At this point, in reading your post I get hung up on the example. We are losing important information, I understood between the lines, since “the stadium builder does not have to eliminate threatening agents”. But either (1) yes, he does, obviously getting people who don’t want a stadium out of the way is a useful thing for it to do, and thus we didn’t actually lose the important information; or (2) this indeed isn’t a typical example of an instrumentally converging entity, nor is it a typical example of an entity that does complex long horizon stuff, of the type I’m worried about because of The Problem, because I’m worried about entities with longer horizons.
Is there a particular generalization of the stadium builder that makes it clearer what relevant information we lost?
There are still a few issues here. First, instrumental convergence is motivated by a particular (vague) measure on goal directed agents. Any behaviour that completes any particular long horizon task (or even any list of such behaviours) will have tiny measure here, so low P(X|Y) is easily satisfied.
Secondly, just because “long horizon task achievement” is typical of instrumental convergence doom agents, it does not follow that instrumental convergence doom is typical of long horizon task achievers.
The task I chose seems to be a sticking point, but you totally can pick a task you like better and try to run the arguments for it yourself.
You need to banish all the talk of “isn’t it incentivised to…?”, it’s not justified yet.
I was going with X being the event of any entity that is doing long horizon things, not a specific one. As such, small P(X|Y) is not so trivially satisfied. I agree this is vague, and if you could make it specific that would be a great paper.

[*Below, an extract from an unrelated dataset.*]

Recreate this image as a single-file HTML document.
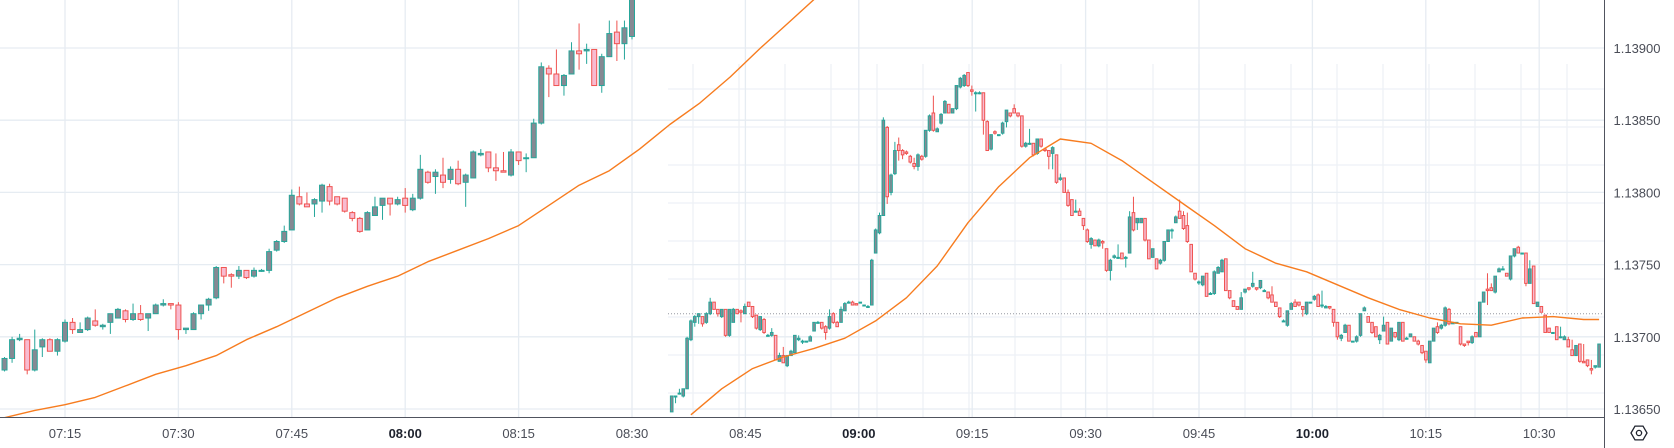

Sure, typicality isn’t symmetrical—but the assumptions above (X is a subset of Y, P(A|Y)~=1) mean that I’m interested whether “long horizon task achievement” is typical of instrumental convergence doom agents not the other way around. In other words, I’m checking whether P(X|Y) is large or small.
Make money. Make lots of spiral shaped molecules (colloquially known as paper clips). Build stadiums where more is better. Explore the universe. Really any task that does not have an end condition (and isn’t “keep humans alive and well”) is an issue.
Regarding this last point, could you explain further? We are positing an entity that acts as though it has a purpose, right? It is eg moving the universe towards a state with more stadiums. Why not model it using “incentives”?
You do realise that the core messages of my post are a) that weakening your premise and forgetting the original can lead you astray, and b) the move from “performs useful long horizon action” to “can reason about as if it is a stereotyped goal driven agent” is blocked, right? Of course if you reproduce the error and assume the conclusion you will find plenty to disagree with.
By way of clarification: there are two different data generating processes, both thought experiments: one proposes useful things we’d like advanced AI to do. This leads to things like the stadium builder. The other proposes “agents” of a certain type and leads to the instrumental convergence thesis. What you can get is that you can choose a set of high probability according to the first process that ends up being low probability according to the second.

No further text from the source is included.